Records from a data source:
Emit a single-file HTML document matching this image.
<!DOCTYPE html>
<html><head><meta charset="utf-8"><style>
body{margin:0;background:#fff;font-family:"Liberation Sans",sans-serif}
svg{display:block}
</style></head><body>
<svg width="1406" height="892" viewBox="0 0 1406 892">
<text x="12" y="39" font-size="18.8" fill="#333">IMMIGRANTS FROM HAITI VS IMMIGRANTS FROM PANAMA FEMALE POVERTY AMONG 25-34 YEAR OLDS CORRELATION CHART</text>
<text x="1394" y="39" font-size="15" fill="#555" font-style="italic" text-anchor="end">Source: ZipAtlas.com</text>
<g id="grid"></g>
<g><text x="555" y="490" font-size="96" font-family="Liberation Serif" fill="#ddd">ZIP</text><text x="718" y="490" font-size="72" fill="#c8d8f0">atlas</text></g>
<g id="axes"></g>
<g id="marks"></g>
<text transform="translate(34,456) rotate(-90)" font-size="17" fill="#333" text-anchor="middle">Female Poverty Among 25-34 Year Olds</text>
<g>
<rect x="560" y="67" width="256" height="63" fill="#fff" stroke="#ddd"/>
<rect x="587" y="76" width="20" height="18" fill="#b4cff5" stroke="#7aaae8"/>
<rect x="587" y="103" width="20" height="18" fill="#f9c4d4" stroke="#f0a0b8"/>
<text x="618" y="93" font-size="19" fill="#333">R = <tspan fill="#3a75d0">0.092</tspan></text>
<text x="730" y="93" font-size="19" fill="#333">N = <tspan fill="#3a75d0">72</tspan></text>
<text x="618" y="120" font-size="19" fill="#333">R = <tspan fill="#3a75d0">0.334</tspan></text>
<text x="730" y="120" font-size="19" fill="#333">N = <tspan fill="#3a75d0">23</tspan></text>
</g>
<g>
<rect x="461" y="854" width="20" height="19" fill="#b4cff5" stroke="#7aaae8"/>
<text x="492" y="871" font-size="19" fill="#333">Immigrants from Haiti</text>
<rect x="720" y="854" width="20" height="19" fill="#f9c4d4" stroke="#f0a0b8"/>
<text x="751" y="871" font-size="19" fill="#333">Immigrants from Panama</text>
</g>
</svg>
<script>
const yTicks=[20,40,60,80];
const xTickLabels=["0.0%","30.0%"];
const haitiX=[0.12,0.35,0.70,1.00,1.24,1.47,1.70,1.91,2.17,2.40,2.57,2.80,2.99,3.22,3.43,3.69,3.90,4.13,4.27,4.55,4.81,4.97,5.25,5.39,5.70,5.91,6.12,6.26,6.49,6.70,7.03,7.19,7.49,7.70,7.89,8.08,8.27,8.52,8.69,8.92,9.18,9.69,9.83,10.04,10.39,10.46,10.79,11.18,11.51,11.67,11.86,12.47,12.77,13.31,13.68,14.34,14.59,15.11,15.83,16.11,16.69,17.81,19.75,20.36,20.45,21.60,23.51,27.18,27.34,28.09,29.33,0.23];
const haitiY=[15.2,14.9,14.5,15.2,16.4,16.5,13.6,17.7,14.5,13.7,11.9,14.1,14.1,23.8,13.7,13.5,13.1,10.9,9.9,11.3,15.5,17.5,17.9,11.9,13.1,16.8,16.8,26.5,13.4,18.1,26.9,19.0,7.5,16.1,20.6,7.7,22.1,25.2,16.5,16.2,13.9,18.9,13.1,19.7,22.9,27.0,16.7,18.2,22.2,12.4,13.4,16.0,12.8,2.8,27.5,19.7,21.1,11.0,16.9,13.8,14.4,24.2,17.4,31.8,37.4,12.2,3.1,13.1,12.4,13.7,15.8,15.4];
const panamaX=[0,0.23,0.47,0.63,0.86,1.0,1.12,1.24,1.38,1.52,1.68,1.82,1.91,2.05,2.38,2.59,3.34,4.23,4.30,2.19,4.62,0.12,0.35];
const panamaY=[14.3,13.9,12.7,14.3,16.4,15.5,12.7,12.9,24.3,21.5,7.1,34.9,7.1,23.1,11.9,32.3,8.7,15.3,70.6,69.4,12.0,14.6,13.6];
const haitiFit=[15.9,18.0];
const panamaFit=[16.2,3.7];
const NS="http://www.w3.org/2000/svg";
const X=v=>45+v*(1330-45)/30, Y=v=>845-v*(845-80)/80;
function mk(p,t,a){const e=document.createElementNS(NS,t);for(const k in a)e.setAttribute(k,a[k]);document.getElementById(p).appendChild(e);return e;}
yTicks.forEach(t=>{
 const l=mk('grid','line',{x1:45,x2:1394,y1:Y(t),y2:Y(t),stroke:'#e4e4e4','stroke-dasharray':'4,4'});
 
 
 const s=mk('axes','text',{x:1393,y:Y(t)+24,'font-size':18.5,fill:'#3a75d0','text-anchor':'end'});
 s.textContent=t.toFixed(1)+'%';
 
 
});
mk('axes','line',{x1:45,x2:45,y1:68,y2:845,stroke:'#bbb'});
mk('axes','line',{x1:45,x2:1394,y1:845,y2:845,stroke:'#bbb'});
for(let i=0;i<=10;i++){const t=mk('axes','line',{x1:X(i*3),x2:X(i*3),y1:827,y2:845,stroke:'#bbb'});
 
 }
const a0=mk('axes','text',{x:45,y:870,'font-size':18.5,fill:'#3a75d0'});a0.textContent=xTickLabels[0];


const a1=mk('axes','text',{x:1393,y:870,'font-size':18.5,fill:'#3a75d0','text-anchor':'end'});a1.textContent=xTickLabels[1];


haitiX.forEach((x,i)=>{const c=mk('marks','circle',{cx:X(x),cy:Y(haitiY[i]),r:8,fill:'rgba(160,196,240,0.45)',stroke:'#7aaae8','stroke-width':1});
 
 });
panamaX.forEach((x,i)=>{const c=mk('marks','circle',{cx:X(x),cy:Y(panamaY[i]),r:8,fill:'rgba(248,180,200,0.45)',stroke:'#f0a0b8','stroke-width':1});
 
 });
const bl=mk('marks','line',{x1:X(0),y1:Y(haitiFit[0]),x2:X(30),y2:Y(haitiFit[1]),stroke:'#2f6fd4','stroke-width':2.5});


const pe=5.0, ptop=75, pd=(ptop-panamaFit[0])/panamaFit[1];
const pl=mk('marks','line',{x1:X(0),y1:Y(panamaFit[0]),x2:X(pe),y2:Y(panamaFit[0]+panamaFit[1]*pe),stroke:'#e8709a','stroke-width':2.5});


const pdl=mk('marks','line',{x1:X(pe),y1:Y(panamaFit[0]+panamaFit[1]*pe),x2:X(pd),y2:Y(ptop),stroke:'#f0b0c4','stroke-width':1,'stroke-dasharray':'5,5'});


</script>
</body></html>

* * *

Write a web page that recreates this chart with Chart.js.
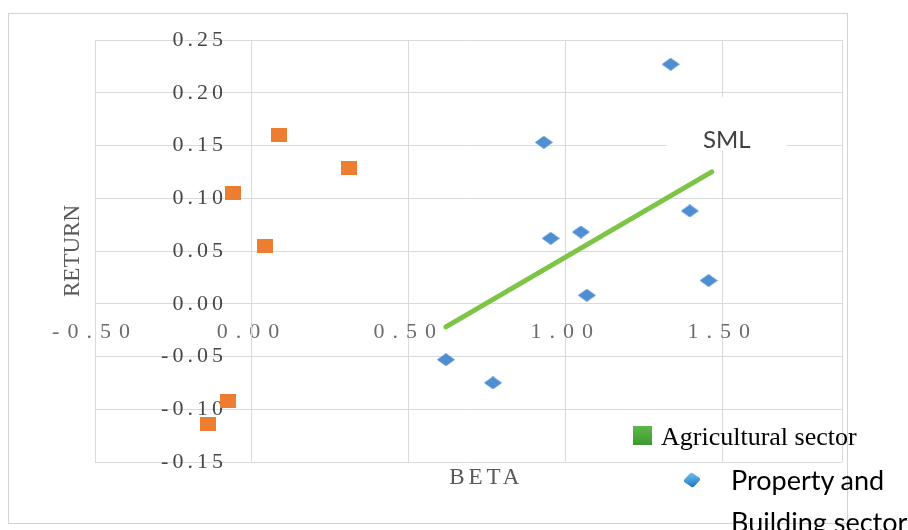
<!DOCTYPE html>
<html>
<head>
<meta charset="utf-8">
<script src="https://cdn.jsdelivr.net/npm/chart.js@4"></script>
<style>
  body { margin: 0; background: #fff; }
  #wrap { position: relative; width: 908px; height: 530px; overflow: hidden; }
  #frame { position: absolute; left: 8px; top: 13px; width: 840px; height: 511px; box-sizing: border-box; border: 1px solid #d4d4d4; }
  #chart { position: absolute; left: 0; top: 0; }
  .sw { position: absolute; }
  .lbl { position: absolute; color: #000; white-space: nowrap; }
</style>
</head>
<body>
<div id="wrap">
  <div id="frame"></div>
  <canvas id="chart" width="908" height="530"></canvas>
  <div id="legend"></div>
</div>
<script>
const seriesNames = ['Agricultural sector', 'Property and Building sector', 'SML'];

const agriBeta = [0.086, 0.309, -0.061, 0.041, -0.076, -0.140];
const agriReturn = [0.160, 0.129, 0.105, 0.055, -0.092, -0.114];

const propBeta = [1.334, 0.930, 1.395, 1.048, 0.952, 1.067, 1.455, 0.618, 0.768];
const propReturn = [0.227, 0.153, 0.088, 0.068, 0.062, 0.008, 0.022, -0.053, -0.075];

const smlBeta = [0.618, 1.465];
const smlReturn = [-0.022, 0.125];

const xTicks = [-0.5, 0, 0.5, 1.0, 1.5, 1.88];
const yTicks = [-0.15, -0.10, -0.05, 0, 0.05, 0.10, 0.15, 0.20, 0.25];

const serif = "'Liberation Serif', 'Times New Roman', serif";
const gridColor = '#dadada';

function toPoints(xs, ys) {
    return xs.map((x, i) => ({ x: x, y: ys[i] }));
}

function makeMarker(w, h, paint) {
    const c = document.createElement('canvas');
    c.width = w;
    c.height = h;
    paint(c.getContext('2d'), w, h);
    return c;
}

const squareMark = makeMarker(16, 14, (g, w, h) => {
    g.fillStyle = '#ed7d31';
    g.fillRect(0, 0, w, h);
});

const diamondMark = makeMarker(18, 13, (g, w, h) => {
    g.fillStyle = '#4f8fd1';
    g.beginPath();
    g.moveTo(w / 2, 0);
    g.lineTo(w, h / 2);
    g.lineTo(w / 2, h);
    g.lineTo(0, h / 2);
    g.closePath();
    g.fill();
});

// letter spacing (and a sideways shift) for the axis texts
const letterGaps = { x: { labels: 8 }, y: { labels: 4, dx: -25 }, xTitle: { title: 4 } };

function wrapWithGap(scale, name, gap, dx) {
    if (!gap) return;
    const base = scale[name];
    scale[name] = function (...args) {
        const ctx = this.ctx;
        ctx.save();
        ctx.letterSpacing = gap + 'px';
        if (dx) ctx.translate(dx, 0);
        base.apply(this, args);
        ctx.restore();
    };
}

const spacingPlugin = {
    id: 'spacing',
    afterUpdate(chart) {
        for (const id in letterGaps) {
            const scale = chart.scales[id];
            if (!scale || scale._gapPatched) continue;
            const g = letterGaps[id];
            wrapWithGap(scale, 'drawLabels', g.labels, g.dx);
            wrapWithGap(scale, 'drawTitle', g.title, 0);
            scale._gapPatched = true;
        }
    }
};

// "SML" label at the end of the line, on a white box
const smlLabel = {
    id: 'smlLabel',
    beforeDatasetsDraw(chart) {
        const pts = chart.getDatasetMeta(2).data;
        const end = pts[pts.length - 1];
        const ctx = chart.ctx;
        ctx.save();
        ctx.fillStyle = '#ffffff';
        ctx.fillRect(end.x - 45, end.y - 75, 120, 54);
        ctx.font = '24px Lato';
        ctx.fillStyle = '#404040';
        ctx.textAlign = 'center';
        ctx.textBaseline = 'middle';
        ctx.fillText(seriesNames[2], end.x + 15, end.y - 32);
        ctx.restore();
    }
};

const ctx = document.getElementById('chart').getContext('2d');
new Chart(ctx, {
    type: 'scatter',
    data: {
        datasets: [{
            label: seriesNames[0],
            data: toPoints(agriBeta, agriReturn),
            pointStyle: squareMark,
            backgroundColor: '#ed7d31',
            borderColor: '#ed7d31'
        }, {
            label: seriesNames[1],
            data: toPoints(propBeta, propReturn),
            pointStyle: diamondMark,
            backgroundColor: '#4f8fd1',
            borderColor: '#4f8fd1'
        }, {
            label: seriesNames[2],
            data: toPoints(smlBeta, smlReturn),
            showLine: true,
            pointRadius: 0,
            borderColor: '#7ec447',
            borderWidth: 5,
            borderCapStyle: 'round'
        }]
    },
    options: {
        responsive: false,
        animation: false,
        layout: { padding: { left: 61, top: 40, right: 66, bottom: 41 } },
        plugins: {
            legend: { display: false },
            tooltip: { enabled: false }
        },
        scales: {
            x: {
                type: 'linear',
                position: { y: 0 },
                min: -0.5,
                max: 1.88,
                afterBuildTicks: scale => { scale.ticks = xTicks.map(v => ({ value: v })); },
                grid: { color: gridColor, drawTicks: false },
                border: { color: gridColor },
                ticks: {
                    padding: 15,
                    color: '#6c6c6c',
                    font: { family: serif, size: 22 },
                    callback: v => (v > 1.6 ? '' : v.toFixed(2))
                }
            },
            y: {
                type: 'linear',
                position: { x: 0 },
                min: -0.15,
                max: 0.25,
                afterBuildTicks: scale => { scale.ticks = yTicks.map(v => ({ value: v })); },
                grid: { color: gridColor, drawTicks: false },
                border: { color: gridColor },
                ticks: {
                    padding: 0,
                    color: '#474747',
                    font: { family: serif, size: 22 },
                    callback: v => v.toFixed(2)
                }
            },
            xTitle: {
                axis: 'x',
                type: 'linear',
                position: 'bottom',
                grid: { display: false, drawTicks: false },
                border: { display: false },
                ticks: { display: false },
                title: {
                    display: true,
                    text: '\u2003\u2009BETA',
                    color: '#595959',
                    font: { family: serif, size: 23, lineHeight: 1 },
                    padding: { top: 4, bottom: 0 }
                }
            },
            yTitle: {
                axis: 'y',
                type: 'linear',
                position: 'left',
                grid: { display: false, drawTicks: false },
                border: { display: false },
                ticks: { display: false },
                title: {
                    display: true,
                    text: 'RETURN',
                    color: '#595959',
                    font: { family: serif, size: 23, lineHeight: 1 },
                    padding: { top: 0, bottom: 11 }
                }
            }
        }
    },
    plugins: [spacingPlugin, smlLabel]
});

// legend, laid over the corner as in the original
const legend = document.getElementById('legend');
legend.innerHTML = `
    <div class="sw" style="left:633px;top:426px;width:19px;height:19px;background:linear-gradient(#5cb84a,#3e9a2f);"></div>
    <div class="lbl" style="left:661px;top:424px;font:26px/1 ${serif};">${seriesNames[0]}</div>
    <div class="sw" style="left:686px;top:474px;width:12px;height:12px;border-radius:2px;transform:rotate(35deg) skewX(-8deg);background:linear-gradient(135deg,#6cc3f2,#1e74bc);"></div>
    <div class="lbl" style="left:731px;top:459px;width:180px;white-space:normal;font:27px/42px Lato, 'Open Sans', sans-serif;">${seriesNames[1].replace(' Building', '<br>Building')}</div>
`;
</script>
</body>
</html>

--

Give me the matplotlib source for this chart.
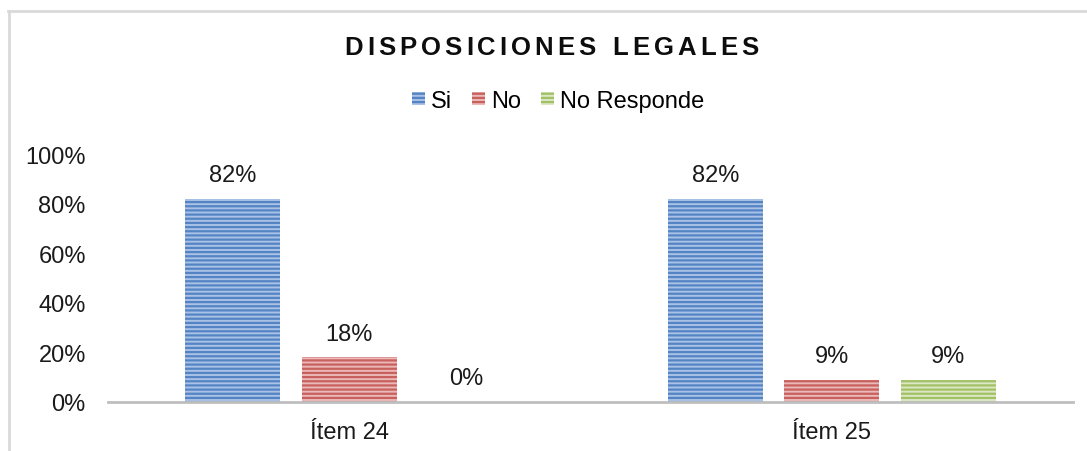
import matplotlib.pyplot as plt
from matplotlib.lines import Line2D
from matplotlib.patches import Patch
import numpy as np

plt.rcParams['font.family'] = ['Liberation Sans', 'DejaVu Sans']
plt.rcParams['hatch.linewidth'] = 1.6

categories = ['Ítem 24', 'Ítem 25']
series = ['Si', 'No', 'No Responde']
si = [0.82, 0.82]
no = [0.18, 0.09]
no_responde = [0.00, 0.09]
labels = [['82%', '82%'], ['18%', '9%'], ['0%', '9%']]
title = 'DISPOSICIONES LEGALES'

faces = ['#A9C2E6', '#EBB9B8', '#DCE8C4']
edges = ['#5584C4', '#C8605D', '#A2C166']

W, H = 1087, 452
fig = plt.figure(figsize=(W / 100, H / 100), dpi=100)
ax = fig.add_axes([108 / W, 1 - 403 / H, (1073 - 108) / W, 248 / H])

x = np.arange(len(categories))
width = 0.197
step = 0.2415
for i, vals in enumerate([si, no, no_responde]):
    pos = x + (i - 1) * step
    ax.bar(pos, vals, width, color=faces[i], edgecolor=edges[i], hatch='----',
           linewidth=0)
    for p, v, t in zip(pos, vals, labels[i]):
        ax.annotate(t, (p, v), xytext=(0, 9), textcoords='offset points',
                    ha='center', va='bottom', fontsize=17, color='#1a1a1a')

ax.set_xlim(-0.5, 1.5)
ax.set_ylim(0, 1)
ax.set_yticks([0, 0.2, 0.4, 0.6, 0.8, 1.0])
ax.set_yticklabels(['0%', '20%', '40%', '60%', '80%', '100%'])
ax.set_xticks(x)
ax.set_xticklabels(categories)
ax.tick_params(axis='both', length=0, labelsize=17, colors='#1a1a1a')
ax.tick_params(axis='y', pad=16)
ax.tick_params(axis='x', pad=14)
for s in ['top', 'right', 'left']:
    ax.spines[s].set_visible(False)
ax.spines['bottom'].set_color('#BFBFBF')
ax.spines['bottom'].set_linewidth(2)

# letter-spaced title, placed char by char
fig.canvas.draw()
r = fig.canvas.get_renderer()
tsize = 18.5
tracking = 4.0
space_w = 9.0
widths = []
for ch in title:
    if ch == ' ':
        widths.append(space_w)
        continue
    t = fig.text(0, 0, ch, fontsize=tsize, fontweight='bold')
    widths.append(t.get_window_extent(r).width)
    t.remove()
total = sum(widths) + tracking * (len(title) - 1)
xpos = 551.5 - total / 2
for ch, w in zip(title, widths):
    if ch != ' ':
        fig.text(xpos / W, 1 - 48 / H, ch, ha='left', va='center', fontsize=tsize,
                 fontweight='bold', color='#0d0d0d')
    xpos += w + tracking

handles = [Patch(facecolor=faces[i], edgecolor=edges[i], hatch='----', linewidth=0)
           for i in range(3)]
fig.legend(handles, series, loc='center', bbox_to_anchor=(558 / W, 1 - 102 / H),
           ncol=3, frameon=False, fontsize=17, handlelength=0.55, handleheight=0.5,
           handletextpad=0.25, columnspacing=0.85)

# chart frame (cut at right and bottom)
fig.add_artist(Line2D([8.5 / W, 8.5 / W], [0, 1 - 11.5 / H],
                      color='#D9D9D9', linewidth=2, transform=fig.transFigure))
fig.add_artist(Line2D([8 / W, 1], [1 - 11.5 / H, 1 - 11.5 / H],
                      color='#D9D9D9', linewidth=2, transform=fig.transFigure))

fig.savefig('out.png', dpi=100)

### Exercise goal
In the entries above, find every line holding the word "matplotlib" and copy it out.

### Answer
Give me the matplotlib source for this chart.
import matplotlib.pyplot as plt
from matplotlib.lines import Line2D
from matplotlib.patches import Patch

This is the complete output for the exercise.